=== GIVEN DATA ===
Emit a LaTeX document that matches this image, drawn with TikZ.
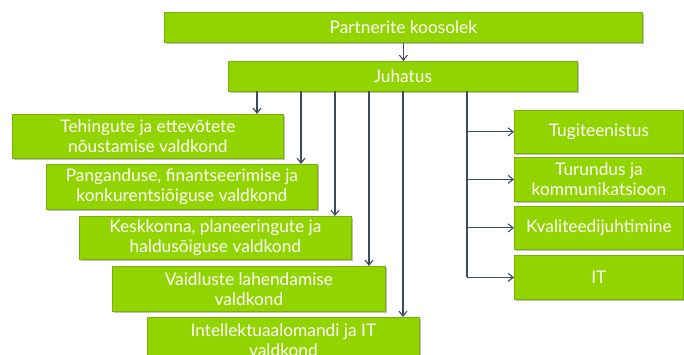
==
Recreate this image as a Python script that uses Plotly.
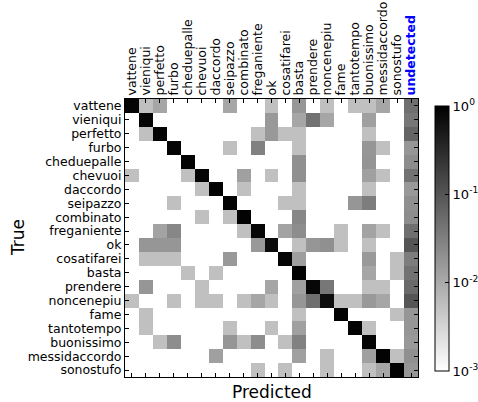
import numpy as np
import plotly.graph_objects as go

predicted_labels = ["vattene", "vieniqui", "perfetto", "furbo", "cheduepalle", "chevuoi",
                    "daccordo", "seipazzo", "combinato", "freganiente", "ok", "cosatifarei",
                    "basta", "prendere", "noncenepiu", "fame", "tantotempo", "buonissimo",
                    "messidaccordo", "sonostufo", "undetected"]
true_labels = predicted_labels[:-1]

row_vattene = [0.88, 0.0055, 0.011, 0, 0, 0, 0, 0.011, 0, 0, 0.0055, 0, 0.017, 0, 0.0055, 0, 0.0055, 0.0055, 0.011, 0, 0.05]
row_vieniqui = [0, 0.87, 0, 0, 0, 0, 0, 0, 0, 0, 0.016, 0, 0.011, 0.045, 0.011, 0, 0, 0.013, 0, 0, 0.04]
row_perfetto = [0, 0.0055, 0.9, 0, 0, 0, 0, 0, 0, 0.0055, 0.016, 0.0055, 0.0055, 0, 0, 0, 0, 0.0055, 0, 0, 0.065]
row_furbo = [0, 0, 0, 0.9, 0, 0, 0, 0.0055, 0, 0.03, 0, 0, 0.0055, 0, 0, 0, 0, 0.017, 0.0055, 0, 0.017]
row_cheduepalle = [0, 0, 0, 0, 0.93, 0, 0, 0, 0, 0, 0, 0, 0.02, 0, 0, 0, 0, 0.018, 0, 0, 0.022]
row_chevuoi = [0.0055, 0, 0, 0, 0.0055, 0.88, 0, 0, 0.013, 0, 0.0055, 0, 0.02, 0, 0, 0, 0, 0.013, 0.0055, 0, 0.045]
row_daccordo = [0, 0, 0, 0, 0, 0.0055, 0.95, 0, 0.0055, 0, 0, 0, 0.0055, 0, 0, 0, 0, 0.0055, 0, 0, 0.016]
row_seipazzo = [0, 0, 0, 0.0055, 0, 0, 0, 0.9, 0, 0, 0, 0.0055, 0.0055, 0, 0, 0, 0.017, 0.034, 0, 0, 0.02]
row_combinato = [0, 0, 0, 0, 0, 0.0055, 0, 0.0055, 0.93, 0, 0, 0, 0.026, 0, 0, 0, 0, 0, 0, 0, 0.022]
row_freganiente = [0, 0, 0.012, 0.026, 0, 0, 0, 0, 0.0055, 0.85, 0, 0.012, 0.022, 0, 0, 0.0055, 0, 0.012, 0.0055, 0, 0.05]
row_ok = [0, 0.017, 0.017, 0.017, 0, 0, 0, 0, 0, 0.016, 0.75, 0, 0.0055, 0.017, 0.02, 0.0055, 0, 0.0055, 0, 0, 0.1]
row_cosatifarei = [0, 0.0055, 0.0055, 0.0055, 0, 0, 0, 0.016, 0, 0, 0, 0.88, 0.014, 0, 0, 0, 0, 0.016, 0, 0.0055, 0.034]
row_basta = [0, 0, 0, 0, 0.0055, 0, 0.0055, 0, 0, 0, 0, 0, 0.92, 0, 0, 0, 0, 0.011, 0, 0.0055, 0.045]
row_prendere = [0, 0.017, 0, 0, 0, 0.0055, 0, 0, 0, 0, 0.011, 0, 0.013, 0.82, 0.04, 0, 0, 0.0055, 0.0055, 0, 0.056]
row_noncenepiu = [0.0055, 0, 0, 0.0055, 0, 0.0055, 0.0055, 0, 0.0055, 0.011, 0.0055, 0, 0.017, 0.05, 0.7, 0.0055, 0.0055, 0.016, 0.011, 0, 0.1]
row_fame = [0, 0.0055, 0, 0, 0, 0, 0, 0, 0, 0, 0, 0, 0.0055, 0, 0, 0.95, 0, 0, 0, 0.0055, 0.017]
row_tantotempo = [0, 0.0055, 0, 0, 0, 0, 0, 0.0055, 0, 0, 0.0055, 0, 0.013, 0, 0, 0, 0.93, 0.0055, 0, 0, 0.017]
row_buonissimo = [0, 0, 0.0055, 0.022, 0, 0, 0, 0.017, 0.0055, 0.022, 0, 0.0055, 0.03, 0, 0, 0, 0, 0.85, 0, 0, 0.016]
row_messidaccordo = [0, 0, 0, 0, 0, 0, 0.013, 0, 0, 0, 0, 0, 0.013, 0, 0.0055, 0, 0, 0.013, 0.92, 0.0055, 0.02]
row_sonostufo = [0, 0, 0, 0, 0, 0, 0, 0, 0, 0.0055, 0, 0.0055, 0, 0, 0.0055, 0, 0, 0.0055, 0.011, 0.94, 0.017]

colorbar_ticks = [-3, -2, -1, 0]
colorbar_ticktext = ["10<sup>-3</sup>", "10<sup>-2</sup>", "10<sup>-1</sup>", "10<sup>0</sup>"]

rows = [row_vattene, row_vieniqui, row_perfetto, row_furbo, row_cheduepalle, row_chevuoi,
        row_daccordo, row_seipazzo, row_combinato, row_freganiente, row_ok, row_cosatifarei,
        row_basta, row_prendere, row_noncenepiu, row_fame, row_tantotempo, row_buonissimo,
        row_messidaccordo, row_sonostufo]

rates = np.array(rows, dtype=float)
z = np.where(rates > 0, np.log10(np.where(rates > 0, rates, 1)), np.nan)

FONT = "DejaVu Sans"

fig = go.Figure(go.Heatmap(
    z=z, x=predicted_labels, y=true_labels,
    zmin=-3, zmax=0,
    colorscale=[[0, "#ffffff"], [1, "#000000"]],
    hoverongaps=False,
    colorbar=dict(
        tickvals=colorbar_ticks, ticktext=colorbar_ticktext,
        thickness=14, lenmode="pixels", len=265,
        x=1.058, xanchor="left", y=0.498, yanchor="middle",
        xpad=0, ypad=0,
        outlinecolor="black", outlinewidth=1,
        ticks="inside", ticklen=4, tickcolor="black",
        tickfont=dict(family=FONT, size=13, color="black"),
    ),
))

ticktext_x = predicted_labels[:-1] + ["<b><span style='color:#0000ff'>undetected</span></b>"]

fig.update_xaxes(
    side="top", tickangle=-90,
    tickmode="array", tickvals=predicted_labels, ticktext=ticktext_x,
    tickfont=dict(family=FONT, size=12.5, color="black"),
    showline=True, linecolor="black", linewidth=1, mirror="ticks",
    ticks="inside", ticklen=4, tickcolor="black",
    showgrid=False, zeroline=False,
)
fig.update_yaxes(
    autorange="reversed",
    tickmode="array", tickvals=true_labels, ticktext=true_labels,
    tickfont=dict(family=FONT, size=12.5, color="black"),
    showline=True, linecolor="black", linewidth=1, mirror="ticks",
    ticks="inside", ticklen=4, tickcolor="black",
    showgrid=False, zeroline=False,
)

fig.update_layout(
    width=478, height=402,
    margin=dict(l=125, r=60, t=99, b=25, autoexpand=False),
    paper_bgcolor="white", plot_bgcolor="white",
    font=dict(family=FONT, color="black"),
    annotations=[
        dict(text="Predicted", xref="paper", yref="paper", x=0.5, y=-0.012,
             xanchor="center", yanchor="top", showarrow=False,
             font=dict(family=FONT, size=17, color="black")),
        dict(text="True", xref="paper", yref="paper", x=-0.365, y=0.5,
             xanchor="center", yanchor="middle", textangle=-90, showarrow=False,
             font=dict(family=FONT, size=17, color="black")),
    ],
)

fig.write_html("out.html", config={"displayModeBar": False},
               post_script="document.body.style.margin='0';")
...
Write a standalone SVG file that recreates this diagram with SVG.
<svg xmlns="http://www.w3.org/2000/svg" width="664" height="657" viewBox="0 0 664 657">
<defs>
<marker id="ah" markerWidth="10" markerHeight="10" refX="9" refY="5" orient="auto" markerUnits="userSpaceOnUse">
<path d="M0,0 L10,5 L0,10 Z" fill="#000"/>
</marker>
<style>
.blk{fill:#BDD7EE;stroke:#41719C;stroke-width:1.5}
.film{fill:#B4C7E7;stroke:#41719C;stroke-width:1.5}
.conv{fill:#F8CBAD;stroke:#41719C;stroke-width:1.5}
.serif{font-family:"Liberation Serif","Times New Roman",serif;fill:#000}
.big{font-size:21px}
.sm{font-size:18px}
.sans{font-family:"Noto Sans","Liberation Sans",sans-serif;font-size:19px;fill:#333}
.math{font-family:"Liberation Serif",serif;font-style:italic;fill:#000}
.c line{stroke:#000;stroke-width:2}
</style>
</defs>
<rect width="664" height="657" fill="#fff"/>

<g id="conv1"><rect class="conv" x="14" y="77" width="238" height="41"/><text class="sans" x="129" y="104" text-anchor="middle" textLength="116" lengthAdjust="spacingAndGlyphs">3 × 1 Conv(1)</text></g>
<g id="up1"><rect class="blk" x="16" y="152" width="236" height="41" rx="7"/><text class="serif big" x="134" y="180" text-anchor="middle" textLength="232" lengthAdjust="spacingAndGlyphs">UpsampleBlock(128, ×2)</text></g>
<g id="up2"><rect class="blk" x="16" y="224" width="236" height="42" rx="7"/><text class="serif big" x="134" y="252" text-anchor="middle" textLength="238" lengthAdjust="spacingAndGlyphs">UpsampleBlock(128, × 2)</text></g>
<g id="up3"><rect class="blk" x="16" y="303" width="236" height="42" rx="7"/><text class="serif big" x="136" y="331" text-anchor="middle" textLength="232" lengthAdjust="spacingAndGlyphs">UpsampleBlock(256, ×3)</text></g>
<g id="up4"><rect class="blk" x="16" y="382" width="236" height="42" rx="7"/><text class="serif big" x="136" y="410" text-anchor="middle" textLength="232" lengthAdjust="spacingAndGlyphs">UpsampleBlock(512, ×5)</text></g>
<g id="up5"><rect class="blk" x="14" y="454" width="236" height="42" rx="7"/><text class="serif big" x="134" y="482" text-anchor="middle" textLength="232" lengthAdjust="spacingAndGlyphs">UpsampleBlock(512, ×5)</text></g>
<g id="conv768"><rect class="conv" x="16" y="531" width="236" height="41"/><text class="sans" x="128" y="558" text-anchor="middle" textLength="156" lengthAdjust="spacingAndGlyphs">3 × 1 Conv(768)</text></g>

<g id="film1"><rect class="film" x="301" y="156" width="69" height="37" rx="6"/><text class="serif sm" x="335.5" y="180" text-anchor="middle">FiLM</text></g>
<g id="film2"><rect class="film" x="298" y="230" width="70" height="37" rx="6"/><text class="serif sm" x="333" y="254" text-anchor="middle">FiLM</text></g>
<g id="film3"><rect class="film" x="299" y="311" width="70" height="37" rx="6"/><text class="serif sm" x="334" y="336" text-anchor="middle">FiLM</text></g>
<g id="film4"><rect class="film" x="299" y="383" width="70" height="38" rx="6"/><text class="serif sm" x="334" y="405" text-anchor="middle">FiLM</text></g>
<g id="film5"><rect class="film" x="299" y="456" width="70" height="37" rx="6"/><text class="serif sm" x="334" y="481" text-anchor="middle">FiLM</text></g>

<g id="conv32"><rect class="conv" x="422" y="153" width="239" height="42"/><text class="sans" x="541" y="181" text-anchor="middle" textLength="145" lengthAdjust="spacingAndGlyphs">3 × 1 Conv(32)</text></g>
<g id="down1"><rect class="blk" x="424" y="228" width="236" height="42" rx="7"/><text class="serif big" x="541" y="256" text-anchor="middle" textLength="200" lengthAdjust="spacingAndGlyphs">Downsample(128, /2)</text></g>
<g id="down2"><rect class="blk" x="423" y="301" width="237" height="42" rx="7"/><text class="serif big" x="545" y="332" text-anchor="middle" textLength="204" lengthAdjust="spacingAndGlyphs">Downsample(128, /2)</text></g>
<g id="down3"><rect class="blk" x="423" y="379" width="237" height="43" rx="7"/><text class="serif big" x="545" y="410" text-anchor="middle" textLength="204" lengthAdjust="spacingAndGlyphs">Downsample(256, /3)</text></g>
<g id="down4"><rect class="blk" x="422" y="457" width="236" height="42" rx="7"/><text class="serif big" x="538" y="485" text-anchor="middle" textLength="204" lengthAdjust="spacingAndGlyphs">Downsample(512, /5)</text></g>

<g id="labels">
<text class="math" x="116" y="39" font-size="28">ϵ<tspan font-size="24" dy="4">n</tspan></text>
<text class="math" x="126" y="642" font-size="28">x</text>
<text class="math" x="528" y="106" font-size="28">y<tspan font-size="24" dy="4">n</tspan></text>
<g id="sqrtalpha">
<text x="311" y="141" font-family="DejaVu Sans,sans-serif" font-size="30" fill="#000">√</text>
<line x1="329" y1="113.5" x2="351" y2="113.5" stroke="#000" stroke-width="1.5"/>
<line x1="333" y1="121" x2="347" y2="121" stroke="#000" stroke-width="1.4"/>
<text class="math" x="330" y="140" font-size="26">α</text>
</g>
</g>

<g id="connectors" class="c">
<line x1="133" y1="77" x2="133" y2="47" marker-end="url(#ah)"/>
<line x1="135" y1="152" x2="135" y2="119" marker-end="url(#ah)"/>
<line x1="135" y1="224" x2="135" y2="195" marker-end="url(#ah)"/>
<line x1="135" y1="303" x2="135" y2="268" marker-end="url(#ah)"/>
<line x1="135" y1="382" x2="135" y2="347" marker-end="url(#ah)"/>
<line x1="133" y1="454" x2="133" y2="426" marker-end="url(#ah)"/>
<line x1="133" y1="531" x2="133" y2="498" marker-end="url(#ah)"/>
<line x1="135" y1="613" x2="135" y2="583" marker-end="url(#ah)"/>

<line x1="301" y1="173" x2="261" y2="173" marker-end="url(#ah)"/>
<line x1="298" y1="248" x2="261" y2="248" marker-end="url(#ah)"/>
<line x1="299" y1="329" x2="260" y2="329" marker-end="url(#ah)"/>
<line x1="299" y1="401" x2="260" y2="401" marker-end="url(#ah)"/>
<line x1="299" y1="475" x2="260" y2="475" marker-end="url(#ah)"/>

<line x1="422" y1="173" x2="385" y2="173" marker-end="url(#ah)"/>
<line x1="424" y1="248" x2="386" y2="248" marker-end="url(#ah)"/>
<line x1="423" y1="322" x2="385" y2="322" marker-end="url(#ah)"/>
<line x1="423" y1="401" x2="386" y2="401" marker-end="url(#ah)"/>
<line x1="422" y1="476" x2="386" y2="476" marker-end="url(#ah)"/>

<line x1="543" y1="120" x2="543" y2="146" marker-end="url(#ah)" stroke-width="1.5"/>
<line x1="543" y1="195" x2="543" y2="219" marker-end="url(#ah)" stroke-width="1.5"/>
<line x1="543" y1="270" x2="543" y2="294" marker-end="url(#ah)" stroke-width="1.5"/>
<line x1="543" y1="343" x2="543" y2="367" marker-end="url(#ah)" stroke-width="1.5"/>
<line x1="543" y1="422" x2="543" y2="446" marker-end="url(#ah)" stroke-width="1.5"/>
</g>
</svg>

=== INSTRUCTION ===
Start with the line that includes "Recreate this image" and finish with the line that includes "import plotly.graph_objects as go": reproduce those lines exactly, nothing before or after, and omit any pictures.

=== WORKED ANSWER ===
Recreate this image as a Python script that uses Plotly.
import numpy as np
import plotly.graph_objects as go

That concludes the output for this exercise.